Upper Colorado snowpack at or just below normal
Sky-Hi Daily News
While recent storms padded southern Colorado’s snowpack totals to well above average, the northern mountains didn’t have the same luck.
Colorado’s northern mountains have yet to reach the average snowpack for this time of year, according to the Colorado Department of Agriculture.
November was extremely dry across the board, and warm temperatures melted much of the October snow.
But snow-lovers shouldn’t fret. It’s still early in the season, and according to the Department of Agriculture’s outlook from Jan. 1, there is “adequate time for improvement.”
Despite the forecast in Colorado’s northern mountains for a dry winter, Grand County is looking good overall, said Mike Gillespie, snow survey supervisor for the National Resources Conservation Service.
Berthoud Pass summit is 102 percent of average for water content and snowpack, with 9.5 inches of moisture content.
Arrow’s snowpack is 123 percent of average, and Jones Pass currently has 9.1 inches of water content, with a 103 percent of average.
Rocky Mountain National Park is seeing below average snowpack, however.
Phantom Valley currently has 4.8 inches of water content, with 89 percent of average snowpack. Lake Irene has 11.8 inches of water content and a 91 percent of average snowpack.
Compared to last season, moisture content and snowpack for Grand County are down slightly, but “I’d say it’s looking pretty good overall. The stream flow forecast will probably be about average for next spring,” Gillespie added.
Reservoirs and stream flow
Reservoirs for the upper Colorado River Basin are in decent shape.

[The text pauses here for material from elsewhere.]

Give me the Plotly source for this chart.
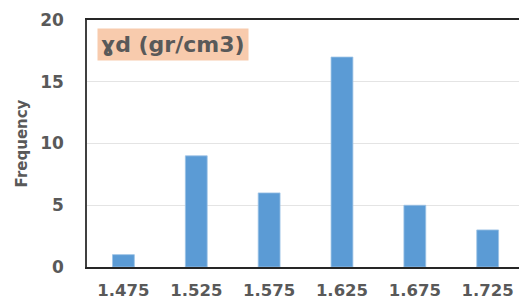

As of the end of December, Lake Dillon and Williams Fork Reservoir were almost full and above last year’s levels at this time. Williams Fork was 87 percent full, which could mean strong flows for the Colorado River through Parshall and downstream if the Denver Water Board decides to release from that reservoir in the spring ” something Denver Water usually does when Williams Fork is full, according to local water experts.
As of Jan. 16, Lake Granby was 54 percent full, slightly down from last year at this time, and at 82 percent of average.
Greg Silkensen, Web content manager for the Northern Colorado Water Conservancy District, said the percentage number isn’t a good or bad thing, since the lake is part of the Colorado-Big Thompson Project and gets diverted to the Eastern Slope.
“The way we operate the reservoir, it’s hard to tell how full Lake Granby is by that number. The months that are really critical are February, March and April,” Silkensen explained. “We could have great snowpack right now, but if it gets dry and we have a dry and windy spring, the snowpack could disappear. But, so far, so good.”
Stream flows into Lake Granby are forecast at 93 percent of average for April through July. He did not have a flow forecast for the Fraser River.